→ **INFORMATION SUPPLIED**
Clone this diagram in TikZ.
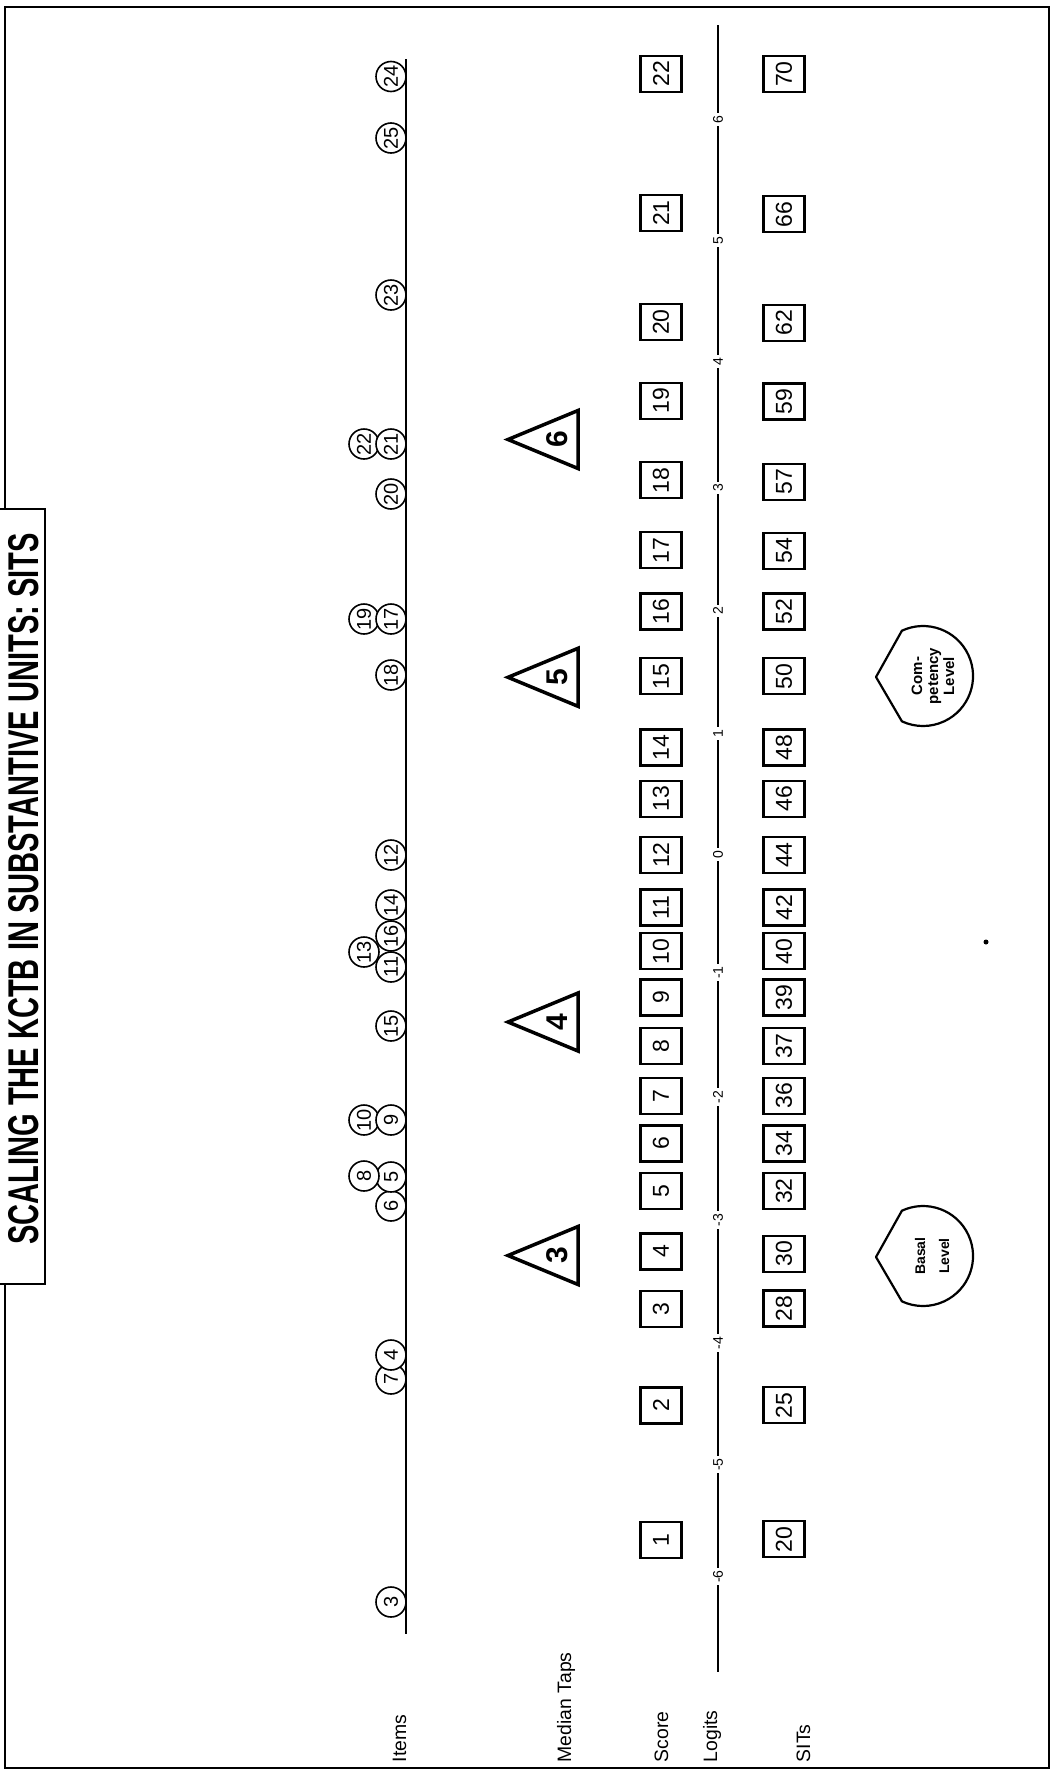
\documentclass[tikz,border=0pt]{standalone}
\usepackage{fontspec}
\setmainfont{Liberation Sans}
\begin{document}
\begin{tikzpicture}[x=1pt,y=-1pt,
  itm/.style={circle, draw, fill=white, line width=1.6pt, minimum size=30pt, inner sep=0pt, rotate=90, font=\fontsize{20}{20}\selectfont},
  sbox/.style={rectangle, draw, fill=white, line width=2.2pt, minimum width=36pt, minimum height=41pt, inner sep=0pt, rotate=90, font=\fontsize{23}{23}\selectfont},
  lgt/.style={fill=white, inner sep=2.5pt, rotate=90, font=\fontsize{14}{14}\selectfont},
  rowlab/.style={rotate=90, anchor=base west, inner sep=0pt, font=\fontsize{19.4}{20}\selectfont},
  tri/.style={line width=3.5pt, line join=miter},
  trilab/.style={rotate=90, inner sep=0pt, font=\fontsize{30}{30}\selectfont\bfseries},
  lvl/.style={line width=2.2pt, line join=round},
  lvltext/.style={rotate=90, align=center, inner sep=0pt},
  axisline/.style={line width=2pt},
  framel/.style={line width=2pt}
]
\useasboundingbox (0,0) rectangle (1057,1775);

% outer frame and title box
\draw[framel] (5,509) -- (5,7) -- (1049,7) -- (1049,1768) -- (5,1768) -- (5,1284);
\draw[framel] (0,509) -- (45,509) -- (45,1284) -- (0,1284);
\node[rotate=90, anchor=base, inner sep=0pt, font=\fontsize{43}{43}\selectfont\bfseries] (title) at (38,889)
  {\scalebox{0.676}[1]{SCALING THE KCTB IN SUBSTANTIVE UNITS: SITS}};

% row labels
\node[rowlab] (lItems)  at (406,1762.5) {Items};
\node[rowlab] (lMedian) at (571,1762.5) {Median Taps};
\node[rowlab] (lScore)  at (668,1762.5) {Score};
\node[rowlab] (lLogits) at (717,1762.5) {Logits};
\node[rowlab] (lSITs)   at (810,1762.5) {SITs};

% items line
\coordinate (itop) at (406,59);
\coordinate (ibot) at (406,1633.5);
\draw[axisline] (itop) -- (ibot);

% item circles (back ones first)
\node[itm] (i24) at (391,76.5) {24};
\node[itm] (i25) at (391,138) {25};
\node[itm] (i23) at (391,295) {23};
\node[itm] (i22) at (364,444) {22};
\node[itm] (i21) at (391,444) {21};
\node[itm] (i20) at (391,494) {20};
\node[itm] (i19) at (364,619) {19};
\node[itm] (i17) at (391,619) {17};
\node[itm] (i18) at (391,675) {18};
\node[itm] (i12) at (391,855) {12};
\node[itm] (i16) at (391,936) {16};
\node[itm] (i14) at (391,905) {14};
\node[itm] (i11) at (391,967) {11};
\node[itm] (i13) at (364,952) {13};
\node[itm] (i15) at (391,1026) {15};
\node[itm] (i10) at (364,1120) {10};
\node[itm] (i9)  at (391,1120) {9};
\node[itm] (i6)  at (391,1206) {6};
\node[itm] (i5)  at (391,1177) {5};
\node[itm] (i8)  at (364,1176) {8};
\node[itm] (i7)  at (391,1379) {7};
\node[itm] (i4)  at (391,1355) {4};
\node[itm] (i3)  at (391,1602) {3};

% median taps triangles
\foreach \n/\yc in {6/439.5, 5/677.3, 4/1022, 3/1255.5}{
  \draw[tri] (508,\yc) -- (578,\yc-29) -- (578,\yc+29) -- cycle;
  \node[trilab] (t\n) at (557,\yc) {\n};
}

% score boxes
\foreach \n/\y in {1/1539.6, 2/1405.4, 3/1308.7, 4/1251.5, 5/1191, 6/1143.4, 7/1095.7, 8/1046,
  9/997.4, 10/951.3, 11/907.4, 12/855, 13/798.6, 14/747.5, 15/676.3, 16/611.4, 17/550.3,
  18/480.3, 19/400.9, 20/322, 21/213, 22/73.7}{
  \node[sbox] (s\n) at (661,\y) {\n};
}

% logits axis
\coordinate (ltop) at (718,25);
\coordinate (lbot) at (718,1671.5);
\draw[axisline] (ltop) -- (lbot);
\foreach \nm/\t/\y in {p6/6/119.4, p5/5/240.3, p4/4/361.7, p3/3/487.9, p2/2/611, p1/1/733.5,
  z0/0/854.8, m1/-1/972.7, m2/-2/1097, m3/-3/1219.8, m4/-4/1343.2, m5/-5/1464.6, m6/-6/1576.6}{
  \node[lgt] (L\nm) at (718,\y) {\t};
}

% SIT boxes
\foreach \n/\y in {20/1539.2, 25/1405.2, 28/1308.5, 30/1253.6, 32/1191, 34/1143.4, 36/1095.7,
  37/1046, 39/997.4, 40/951.3, 42/907.4, 44/855, 46/798.6, 48/747.5, 50/676.3, 52/611.4,
  54/550.7, 57/481.6, 59/401.5, 62/322.8, 66/214.3, 70/74}{
  \node[sbox] (u\n) at (784,\y) {\n};
}

% level markers
\draw[lvl] (876,677) -- (901.9,630.7) arc[start angle=115, end angle=-115, radius=50pt] -- cycle;
\node[lvltext, font=\fontsize{15}{16}\selectfont\bfseries] (comp) at (933,676) {Com-\\petency\\Level};
\draw[lvl] (876,1257) -- (901.9,1210.7) arc[start angle=115, end angle=-115, radius=50pt] -- cycle;
\node[lvltext, font=\fontsize{14}{24}\selectfont\bfseries] (basal) at (932,1256) {Basal\\Level};

% stray dot
\fill (986,942) circle[radius=2.5pt];
\end{tikzpicture}
\end{document}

→ **AIM OF THE TASK**
Pictures stay out. Print the data exactly, from its first line through the line containing "(0,0) rectangle (1057,1775);".

→ **COMPLETE ANSWER**
Clone this diagram in TikZ.
\documentclass[tikz,border=0pt]{standalone}
\usepackage{fontspec}
\setmainfont{Liberation Sans}
\begin{document}
\begin{tikzpicture}[x=1pt,y=-1pt,
  itm/.style={circle, draw, fill=white, line width=1.6pt, minimum size=30pt, inner sep=0pt, rotate=90, font=\fontsize{20}{20}\selectfont},
  sbox/.style={rectangle, draw, fill=white, line width=2.2pt, minimum width=36pt, minimum height=41pt, inner sep=0pt, rotate=90, font=\fontsize{23}{23}\selectfont},
  lgt/.style={fill=white, inner sep=2.5pt, rotate=90, font=\fontsize{14}{14}\selectfont},
  rowlab/.style={rotate=90, anchor=base west, inner sep=0pt, font=\fontsize{19.4}{20}\selectfont},
  tri/.style={line width=3.5pt, line join=miter},
  trilab/.style={rotate=90, inner sep=0pt, font=\fontsize{30}{30}\selectfont\bfseries},
  lvl/.style={line width=2.2pt, line join=round},
  lvltext/.style={rotate=90, align=center, inner sep=0pt},
  axisline/.style={line width=2pt},
  framel/.style={line width=2pt}
]
\useasboundingbox (0,0) rectangle (1057,1775);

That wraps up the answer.